Cut-Throat Dropshipping

Cut-Throat Dropshipping

Everything a customer receives should have your branding on it or you are increasing the cost of acquisition.

Third-Party Fulfillment

As appealing as dropshipping is, it can be ruthless. Dropshipping is a business model where manu­facturers ship directly to customers so business owners do not need to purchase inventory. Some drop­shippers are very professional. However, when you share your customer’s contact informa­tion with a third party for shipping, this can open a layer of marketing complexity. Once in their database, the customer boundaries can blur.

Who Can You Trust?

The most common problem with dropshipping is a loss of control over delivery times, which may take weeks or months if overseas. You must also figure out how to manage customer claims and returns for products you may not have even seen. But it can go beyond that.

Sometimes an overseas company manufac­tures your custom product and handles fulfillment. Knock-offs are common. Do you have an exclusivity agreement? Is it enforce­able?

If your vendor pretends not to know what blind shipping or white labeling is, you may need to look elsewhere for fulfillment. Blind shipping means packaging is generic. With white labeling, the fulfillment service includes your branding. But wholesalers with an eye on higher profits may begin marketing on a retail level to your customers within their database.

It can begin with a packing slip that has the drop­shipper’s company name and website. Packaging materials sometimes include the wholesaler’s customer service number. Vendors might insert a warranty card that requires the recipient to visit their website or download an app for registration.

All of this diverts customers away from your business.

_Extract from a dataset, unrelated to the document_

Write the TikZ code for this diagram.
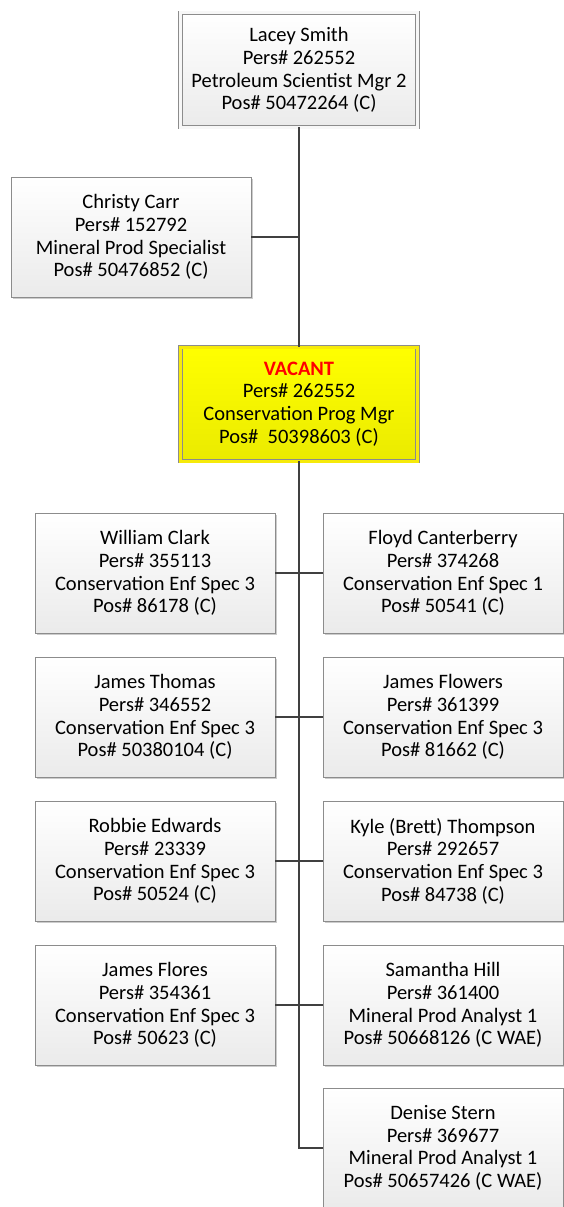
\documentclass[tikz,border=0pt]{standalone}
\usepackage{fontspec}
\setmainfont{Carlito}
\usetikzlibrary{shadows}
\definecolor{BoxClr}{rgb}{0.55,0.55,0.55}
\definecolor{LinkClr}{rgb}{0.25,0.25,0.25}
\definecolor{VacantClr}{rgb}{1,0,0}

\begin{document}
\begin{tikzpicture}[x=1pt,y=-1pt,
  person/.style={draw=BoxClr,line width=.8pt,top color=white,bottom color=black!8,
    minimum width=240pt,minimum height=120pt,inner sep=0pt,align=center,
    font=\fontsize{20.5}{22.7}\selectfont,
    drop shadow={shadow xshift=1.5pt,shadow yshift=-1.5pt,opacity=.2,fill=black}},
  boss/.style={person,double=black!3,double distance=3pt,
    minimum width=237pt,minimum height=114pt},
  link/.style={draw=LinkClr,line width=1.6pt}]
\useasboundingbox (0,0) rectangle (563,1207);

\node[boss] (lsmith) at (299,70) {Lacey Smith\\Pers\# 262552\\Petroleum Scientist Mgr 2\\Pos\# 50472264 (C)};
\node[person] (ccarr) at (131,237) {Christy Carr\\Pers\# 152792\\Mineral Prod Specialist\\Pos\# 50476852 (C)};
\node[boss,top color=yellow,bottom color=yellow!92!black,double=yellow!96!black] (vacant) at (299,404)
  {\textcolor{VacantClr}{\textbf{VACANT}}\\Pers\# 262552\\Conservation Prog Mgr\\Pos\#\ \ 50398603 (C)};

\node[person] (wclark) at (155,573) {William Clark\\Pers\# 355113\\Conservation Enf Spec 3\\Pos\# 86178 (C)};
\node[person] (fcanterberry) at (443,573) {Floyd Canterberry\\Pers\# 374268\\Conservation Enf Spec 1\\Pos\# 50541 (C)};
\node[person] (jthomas) at (155,717) {James Thomas\\Pers\# 346552\\Conservation Enf Spec 3\\Pos\# 50380104 (C)};
\node[person] (jflowers) at (443,717) {James Flowers\\Pers\# 361399\\Conservation Enf Spec 3\\Pos\# 81662 (C)};
\node[person] (redwards) at (155,861) {Robbie Edwards\\Pers\# 23339\\Conservation Enf Spec 3\\Pos\# 50524 (C)};
\node[person] (bthompson) at (443,861) {Kyle (Brett) Thompson\\Pers\# 292657\\Conservation Enf Spec 3\\Pos\# 84738 (C)};
\node[person] (jflores) at (155,1005) {James Flores\\Pers\# 354361\\Conservation Enf Spec 3\\Pos\# 50623 (C)};
\node[person] (shill) at (443,1005) {Samantha Hill\\Pers\# 361400\\Mineral Prod Analyst 1\\Pos\# 50668126 (C WAE)};
\node[person] (dstern) at (443,1148) {Denise Stern\\Pers\# 369677\\Mineral Prod Analyst 1\\Pos\# 50657426 (C WAE)};

\draw[link] (lsmith) -- (vacant);
\draw[link] (ccarr.east) -- (ccarr.east -| lsmith.south);
\draw[link] (vacant.south) |- (dstern.west);
\draw[link] (wclark.east) -- (fcanterberry.west);
\draw[link] (jthomas.east) -- (jflowers.west);
\draw[link] (redwards.east) -- (bthompson.west);
\draw[link] (jflores.east) -- (shill.west);

\end{tikzpicture}
\end{document}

Why should you pay for customer acquisition through marketing and advertising, only to have a wholesale drop­shipper yank them from you with competing offers?

Options to prevent a customer identity crisis:
  1. Have vendors ship individual items to you for customer fulfillment.
  2. Inventory your own products.

The first option lengthens delivery time and adds an additional courier charge. The second option requires more up-front capital investment. At the very least, use the first option initially in order to familiarize your­self with the customer unboxing experience.

Everything a customer receives—email, packing slips, invoices, and product registration—should have your branding on it. Otherwise, repeat business will drop.